According to Bloomberg News, a senior antenna expert at the company warned CEO Steve Jobs that the iPhone 4's antenna could lead to dropped calls. It also said that a carrier partner voiced similar concerns before the iPhone's launch. Jobs, famously fond of good-looking gadgets, chose design over function, according to Bloomberg.
But an Apple spokesman denies the report, telling the Wall Street Journal, "We challenge Bloomberg BusinessWeek to produce anything beyond rumors to back this up. It's simply not true."
The new iPhone features an external antenna that wraps around the perimeter of the device. Though it allows for a lighter and thinner phone, it has also been the source of much mayhem since the iPhone 4's June release.
According to tech bloggers and iPhone users, call reception apparently drops when the user's palm covers the bottom left corner of the phone. The so-called "death grip" has led to several lawsuits seeking class action status and a storm of bad press that escalated over the past few weeks.
Regardless of whether the company knew about the issue before its release, "antennagate" has landed the company in the unfamiliar position of defending a new product and its reputation for flawless PR and innovation.
After weeks of getting pummeled in the press over the issue, Apple said Wednesday that it will hold a press conference today at its Cupertino, Calif., headquarters. It disclosed few details, other than saying it will address the iPhone 4.
Analysts and industry watchers say they doubt there is much truth to Internet rumors of a recall, but many say Apple faces an "unprecedented" PR crisis and must offer customers some kind of remedy to emerge from the situation untarnished.
"It definitely is new ground. It's a pretty Teflon-coated company," said Leander Kahney, editor of the blog Cult of Mac. "They've never had to deal with anything like this. This is by far the worst press they have ever received."
In the first three days of its international launch last month, the iPhone 4 found its way into more than 1.7 million hands around the world. The company has called the release of the device, touted by CEO Steve Jobs as the "biggest leap" yet from the original iPhone, the most successful launch in Apple's history.
But the impressive early sales and the buzz that surrounded the launch have been marred by customer complaints that holding the phone in a certain way blocks the external antenna, leading to dropped calls and reception issues.

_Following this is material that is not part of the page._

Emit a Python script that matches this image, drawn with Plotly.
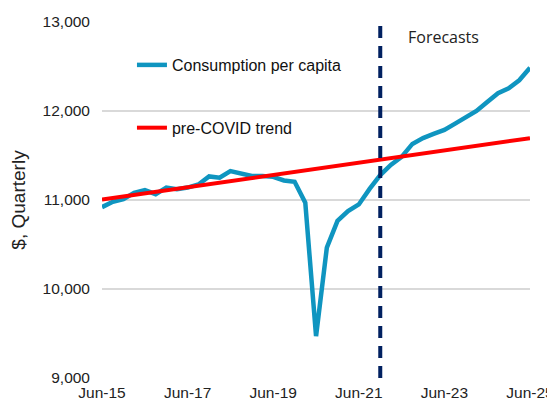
import plotly.graph_objects as go

# quarterly dates, Jun-15 .. Jun-25
quarters = [
    "2015-06-01", "2015-09-01", "2015-12-01", "2016-03-01",
    "2016-06-01", "2016-09-01", "2016-12-01", "2017-03-01",
    "2017-06-01", "2017-09-01", "2017-12-01", "2018-03-01",
    "2018-06-01", "2018-09-01", "2018-12-01", "2019-03-01",
    "2019-06-01", "2019-09-01", "2019-12-01", "2020-03-01",
    "2020-06-01", "2020-09-01", "2020-12-01", "2021-03-01",
    "2021-06-01", "2021-09-01", "2021-12-01", "2022-03-01",
    "2022-06-01", "2022-09-01", "2022-12-01", "2023-03-01",
    "2023-06-01", "2023-09-01", "2023-12-01", "2024-03-01",
    "2024-06-01", "2024-09-01", "2024-12-01", "2025-03-01",
    "2025-06-01",
]
consumption = [
    10920, 10980, 11010, 11080, 11110, 11065, 11140, 11120,
    11140, 11175, 11265, 11250, 11325, 11300, 11270, 11270,
    11260, 11220, 11205, 10970, 9470, 10465, 10765, 10875,
    10950, 11125, 11280, 11395, 11485, 11630, 11695, 11742,
    11787, 11858, 11928, 12000, 12102, 12200, 12255, 12345,
    12485,
]
trend_dates = ["2015-06-01", "2025-06-01"]
trend_values = [11005, 11695]
forecast_start = "2021-12-01"
tick_dates = ["2015-06-01", "2017-06-01", "2019-06-01", "2021-06-01", "2023-06-01", "2025-06-01"]
tick_labels = ["Jun-15", "Jun-17", "Jun-19", "Jun-21", "Jun-23", "Jun-25"]

font = "Liberation Sans, Arial, sans-serif"

fig = go.Figure()
fig.add_trace(go.Scatter(
    x=quarters, y=consumption, mode="lines", name="Consumption per capita",
    legendgroup="a", line=dict(color="#0f95c0", width=4.5),
))
fig.add_trace(go.Scatter(
    x=trend_dates, y=trend_values, mode="lines", name="pre-COVID trend",
    legendgroup="b", line=dict(color="#ff0000", width=4),
))

fig.add_shape(
    type="line", xref="x", yref="y", x0=forecast_start, x1=forecast_start,
    y0=9000, y1=13000, line=dict(color="#002060", width=4, dash="12px,8px"),
)
fig.add_annotation(
    x=0.71, y=0.995, xref="paper", yref="paper", xanchor="left", yanchor="top",
    text="Forecasts", showarrow=False,
    font=dict(family="Open Sans, sans-serif", size=16, color="#222"),
)

# page body has an 8px margin, so the figure is a bit smaller than the window
fig.update_layout(
    width=547, height=397,
    margin=dict(l=94, r=25, t=14, b=27),
    plot_bgcolor="white", paper_bgcolor="white",
    font=dict(family=font, size=15.5, color="#222"),
    showlegend=True,
    legend=dict(
        x=0.07, y=0.927, xanchor="left", yanchor="top",
        bgcolor="rgba(0,0,0,0)", tracegroupgap=39,
        font=dict(size=16, color="#111"),
    ),
    xaxis=dict(
        type="date", range=["2015-06-01", "2025-06-01"],
        tickvals=tick_dates, ticktext=tick_labels, automargin=False,
        showgrid=False, zeroline=False, showline=False, ticks="",
        ticklabelstandoff=3,
    ),
    yaxis=dict(
        range=[9000, 13000], dtick=1000, tickformat=",", automargin=False,
        showgrid=True, gridcolor="#d9d9d9", gridwidth=1.5,
        zeroline=False, showline=False, ticks="", ticklabelstandoff=11,
        title=dict(text="$, Quarterly", standoff=12),
    ),
)

fig.write_html("out.html")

The backlash reached its peak on Monday, when Consumer Reports said it would not recommend the iPhone 4 (though it still ranked it among the top smartphones on the market). Even David Letterman joined the fray this week with a top 10 list featuring the iPhone's problems.
But Kahney said it's likely that the company will do more explaining than recalling today.
"I think what they're going to do is try to explain it away and say this is the best antenna ever and it works brilliantly under most circumstances unless you're in an area with sketchy reception and you're holding the phone the wrong way," he said.